I nostri politici finiscono sulla graticola dei ricercatori perché, a loro avviso, subiscono supinamente le pressioni dell’industria del fumo nei dibattiti e nei processi legislativi sulla salute pubblica. Un’industria, denunciano, che «prende parte alle discussioni sulle misure di regolamentazione, esercita un influsso sulle persone chiamate a prendere le decisioni e si avvale di numerosi lobbisti per diffondere informazioni tendenziose e promuovere i propri interessi» (in palese contraddizione con la tutela della salute pubblica). Le accuse sono macigni. La Svizzera permetterebbe all’industria del tabacco e della nicotina di perseguire strategie che vanno dalla manipolazione politica all’occultamento degli effetti nocivi del fumo. Si evocano pure collaborazioni spurie e a dir poco inopportune: Il Politecnico federale di Zurigo, scrivono, starebbe conducendo uno studio sovvenzionato dal Fondo nazionale svizzero per la ricerca scientifica e da Philip Morris (che, aggiungono i ricercatori, avrebbe inoltre regalato 35 mila franchi a due importanti partiti nazionali).

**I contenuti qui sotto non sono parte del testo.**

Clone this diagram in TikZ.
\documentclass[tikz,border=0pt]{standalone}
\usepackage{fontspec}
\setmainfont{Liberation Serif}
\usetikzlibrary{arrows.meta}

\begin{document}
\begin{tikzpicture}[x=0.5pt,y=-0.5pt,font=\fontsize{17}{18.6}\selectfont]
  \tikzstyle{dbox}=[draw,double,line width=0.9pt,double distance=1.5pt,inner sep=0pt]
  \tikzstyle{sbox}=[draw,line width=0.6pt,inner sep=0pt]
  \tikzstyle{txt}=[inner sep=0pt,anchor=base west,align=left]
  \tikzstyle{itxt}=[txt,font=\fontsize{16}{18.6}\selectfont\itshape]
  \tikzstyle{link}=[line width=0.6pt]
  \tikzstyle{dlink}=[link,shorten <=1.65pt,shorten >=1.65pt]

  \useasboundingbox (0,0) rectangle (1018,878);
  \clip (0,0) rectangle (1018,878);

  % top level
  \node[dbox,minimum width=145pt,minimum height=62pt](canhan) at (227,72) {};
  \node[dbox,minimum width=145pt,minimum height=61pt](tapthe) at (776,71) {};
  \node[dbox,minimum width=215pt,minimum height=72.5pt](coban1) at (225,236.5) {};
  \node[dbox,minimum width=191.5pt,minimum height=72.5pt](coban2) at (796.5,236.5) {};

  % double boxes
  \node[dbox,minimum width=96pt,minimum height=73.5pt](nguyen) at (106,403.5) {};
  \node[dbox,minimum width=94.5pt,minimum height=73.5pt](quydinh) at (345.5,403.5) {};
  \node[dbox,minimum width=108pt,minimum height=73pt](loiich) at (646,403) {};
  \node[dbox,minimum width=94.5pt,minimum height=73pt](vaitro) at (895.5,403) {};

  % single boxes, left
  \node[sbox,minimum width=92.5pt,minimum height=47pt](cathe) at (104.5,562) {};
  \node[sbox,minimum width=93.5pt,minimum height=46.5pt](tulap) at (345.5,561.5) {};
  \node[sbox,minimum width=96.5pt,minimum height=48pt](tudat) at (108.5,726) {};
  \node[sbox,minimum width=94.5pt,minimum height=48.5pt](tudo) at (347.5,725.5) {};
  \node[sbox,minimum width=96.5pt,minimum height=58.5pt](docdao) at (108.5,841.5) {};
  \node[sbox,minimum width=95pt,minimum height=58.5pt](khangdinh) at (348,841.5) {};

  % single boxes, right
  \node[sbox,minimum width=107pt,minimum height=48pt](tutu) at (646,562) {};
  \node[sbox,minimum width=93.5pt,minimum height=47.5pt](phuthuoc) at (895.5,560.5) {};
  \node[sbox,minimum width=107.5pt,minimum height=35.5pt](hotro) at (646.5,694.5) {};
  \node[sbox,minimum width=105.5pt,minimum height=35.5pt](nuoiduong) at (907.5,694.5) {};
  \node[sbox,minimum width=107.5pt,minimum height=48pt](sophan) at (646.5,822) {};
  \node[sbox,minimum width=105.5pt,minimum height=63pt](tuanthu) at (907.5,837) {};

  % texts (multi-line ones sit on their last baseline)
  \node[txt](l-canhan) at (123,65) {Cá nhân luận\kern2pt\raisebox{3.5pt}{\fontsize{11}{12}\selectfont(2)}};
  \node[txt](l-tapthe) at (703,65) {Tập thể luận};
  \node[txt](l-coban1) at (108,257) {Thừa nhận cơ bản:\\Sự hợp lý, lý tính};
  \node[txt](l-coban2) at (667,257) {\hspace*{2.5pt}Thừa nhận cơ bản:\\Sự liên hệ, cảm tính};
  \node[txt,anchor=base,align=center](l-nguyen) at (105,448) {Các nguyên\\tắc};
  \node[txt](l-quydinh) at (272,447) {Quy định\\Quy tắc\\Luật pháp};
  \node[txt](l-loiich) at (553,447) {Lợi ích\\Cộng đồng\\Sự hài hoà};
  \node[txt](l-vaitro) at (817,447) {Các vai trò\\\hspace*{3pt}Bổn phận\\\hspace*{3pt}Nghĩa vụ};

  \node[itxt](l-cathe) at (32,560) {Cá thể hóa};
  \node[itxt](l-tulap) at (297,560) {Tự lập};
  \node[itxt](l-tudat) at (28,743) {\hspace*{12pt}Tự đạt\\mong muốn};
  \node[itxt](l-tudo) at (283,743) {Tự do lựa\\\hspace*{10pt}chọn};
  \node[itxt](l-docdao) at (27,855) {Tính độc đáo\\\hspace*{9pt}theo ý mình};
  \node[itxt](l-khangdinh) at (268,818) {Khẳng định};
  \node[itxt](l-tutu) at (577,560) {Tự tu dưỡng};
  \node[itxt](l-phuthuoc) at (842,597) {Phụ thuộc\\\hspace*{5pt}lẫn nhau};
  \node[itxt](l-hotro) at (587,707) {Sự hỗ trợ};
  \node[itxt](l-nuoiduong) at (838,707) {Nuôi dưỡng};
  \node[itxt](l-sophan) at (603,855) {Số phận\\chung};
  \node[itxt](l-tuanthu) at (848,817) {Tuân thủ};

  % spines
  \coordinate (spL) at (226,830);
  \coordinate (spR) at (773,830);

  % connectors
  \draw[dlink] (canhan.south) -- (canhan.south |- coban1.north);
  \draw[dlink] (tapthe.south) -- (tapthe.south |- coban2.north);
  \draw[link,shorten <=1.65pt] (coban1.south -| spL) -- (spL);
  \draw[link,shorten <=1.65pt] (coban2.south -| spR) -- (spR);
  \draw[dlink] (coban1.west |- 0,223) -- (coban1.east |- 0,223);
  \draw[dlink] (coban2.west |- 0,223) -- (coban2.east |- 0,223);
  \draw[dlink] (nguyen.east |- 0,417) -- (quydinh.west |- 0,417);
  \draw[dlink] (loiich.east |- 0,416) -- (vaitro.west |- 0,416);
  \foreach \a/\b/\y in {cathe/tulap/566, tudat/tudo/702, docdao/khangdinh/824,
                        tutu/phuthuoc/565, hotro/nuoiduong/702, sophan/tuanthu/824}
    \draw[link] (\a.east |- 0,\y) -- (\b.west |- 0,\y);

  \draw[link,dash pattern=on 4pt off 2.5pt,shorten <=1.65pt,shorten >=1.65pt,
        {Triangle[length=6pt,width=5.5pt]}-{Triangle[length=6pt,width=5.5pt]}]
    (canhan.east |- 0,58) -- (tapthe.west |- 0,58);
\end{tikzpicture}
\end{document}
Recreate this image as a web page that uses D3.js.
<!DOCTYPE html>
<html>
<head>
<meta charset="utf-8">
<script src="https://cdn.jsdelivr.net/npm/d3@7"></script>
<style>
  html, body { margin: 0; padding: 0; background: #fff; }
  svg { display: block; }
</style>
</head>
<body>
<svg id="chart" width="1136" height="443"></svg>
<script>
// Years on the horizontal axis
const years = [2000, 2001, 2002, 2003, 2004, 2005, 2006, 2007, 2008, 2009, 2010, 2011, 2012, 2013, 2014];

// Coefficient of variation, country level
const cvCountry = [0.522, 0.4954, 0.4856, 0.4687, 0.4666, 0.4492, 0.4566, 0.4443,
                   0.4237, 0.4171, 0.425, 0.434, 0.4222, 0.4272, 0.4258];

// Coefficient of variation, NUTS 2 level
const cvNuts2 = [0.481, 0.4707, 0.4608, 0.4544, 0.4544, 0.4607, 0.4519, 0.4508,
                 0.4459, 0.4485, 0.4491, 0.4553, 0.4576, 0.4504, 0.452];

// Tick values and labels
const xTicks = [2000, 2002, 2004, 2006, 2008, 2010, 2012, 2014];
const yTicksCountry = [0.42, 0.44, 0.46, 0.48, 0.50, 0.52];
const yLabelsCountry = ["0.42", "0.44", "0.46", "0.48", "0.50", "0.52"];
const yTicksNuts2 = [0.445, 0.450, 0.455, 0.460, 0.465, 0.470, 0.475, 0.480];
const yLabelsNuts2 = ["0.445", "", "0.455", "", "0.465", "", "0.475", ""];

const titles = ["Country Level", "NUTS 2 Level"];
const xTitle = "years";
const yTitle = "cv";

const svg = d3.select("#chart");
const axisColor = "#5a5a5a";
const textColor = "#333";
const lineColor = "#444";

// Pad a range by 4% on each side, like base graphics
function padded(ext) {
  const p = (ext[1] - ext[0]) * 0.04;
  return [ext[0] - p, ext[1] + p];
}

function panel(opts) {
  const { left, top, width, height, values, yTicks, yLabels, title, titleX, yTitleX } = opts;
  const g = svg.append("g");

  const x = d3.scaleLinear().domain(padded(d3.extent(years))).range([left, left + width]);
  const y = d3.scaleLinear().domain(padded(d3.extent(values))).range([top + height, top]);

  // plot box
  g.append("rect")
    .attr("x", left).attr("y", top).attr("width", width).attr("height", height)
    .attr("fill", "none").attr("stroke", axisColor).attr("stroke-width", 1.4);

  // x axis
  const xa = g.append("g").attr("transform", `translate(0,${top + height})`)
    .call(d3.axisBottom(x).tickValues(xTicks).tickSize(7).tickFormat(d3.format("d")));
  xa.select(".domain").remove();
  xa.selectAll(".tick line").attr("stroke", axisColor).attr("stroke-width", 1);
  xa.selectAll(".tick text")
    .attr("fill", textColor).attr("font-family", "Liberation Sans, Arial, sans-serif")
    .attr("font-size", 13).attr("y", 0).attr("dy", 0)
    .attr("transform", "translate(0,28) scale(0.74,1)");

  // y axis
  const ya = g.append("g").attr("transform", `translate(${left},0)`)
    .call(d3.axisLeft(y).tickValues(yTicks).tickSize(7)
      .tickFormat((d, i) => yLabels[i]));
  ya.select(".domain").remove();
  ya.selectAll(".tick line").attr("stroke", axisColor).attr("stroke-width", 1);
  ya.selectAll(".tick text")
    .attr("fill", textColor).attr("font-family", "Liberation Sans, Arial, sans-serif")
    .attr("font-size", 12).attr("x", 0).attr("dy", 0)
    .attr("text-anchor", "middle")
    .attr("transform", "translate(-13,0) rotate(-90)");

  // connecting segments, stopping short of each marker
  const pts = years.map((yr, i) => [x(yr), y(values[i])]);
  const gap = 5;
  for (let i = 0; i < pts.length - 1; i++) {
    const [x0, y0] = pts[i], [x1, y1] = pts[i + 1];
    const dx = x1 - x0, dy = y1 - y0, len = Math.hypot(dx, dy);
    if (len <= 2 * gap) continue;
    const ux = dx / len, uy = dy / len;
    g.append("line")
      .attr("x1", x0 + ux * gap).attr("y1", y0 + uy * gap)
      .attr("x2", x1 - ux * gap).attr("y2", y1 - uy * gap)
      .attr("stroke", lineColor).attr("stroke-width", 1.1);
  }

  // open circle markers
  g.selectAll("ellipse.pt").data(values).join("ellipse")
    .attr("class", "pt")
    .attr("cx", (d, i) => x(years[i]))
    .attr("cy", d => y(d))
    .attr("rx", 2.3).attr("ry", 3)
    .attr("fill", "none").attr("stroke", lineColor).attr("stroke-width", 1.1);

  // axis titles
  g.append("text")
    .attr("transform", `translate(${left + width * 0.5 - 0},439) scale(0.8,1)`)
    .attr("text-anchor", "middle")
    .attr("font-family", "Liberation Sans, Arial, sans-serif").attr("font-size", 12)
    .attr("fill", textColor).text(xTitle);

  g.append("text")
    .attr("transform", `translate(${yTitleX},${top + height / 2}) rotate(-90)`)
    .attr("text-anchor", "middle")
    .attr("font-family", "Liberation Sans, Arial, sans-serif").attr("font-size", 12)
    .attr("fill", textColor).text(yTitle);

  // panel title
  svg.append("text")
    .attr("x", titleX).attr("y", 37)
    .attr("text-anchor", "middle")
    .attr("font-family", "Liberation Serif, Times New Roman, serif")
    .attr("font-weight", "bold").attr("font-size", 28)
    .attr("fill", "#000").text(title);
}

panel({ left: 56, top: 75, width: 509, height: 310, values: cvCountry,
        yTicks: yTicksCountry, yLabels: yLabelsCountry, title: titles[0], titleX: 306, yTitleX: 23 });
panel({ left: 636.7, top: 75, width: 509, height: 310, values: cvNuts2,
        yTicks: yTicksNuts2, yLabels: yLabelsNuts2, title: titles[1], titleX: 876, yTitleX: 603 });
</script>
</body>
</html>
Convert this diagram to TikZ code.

Le affermazioni di questa ricerca ci turbano: le autorità potrebbero fare molto di più per contrastare il fenomeno. È vero che sui pacchetti di sigarette in vendita troneggiano immagini terribili (denti neri, polmoni intaccati dal cancro ecc ecc), che dovrebbero scoraggiarne il consumo, ma allo stesso tempo il nostro è uno dei pochi Paesi a non avere ratificato la Convenzione quadro dell’Organizzazione Mondiale della Salute (OMS) sulla lotta al tabagismo.
Naturalmente viviamo in uno stato di diritto e sarebbe liberticida una politica proibizionista come quella del Pascià turco di cinque secoli fa (che poi ottiene effetti contrari). Ed è vero che ognuno è libero di farsi del male come preferisce: assumendo sostanze tossiche, consumando scatolate di farmaci, tracannando litri di alcol, pippando quotidianamente quantità industriali di sigarette e affini. Ma la nostra classe politica non può ignorare che in Svizzera il consumo di tabacco causa 9500 decessi l’anno, pari a 26 al giorno e al 14% di tutti i decessi (fonte: Ufficio federale della sanità pubblica).
Colpa di chi fuma? Solo in parte. Chissà quanti dei nostri rappresentati a Berna, se fossero vissuti nella Turchia del XVI secolo, avrebbero ancora un naso da soffiare, ora che si affacciano i primi sintomi dei raffreddori invernali.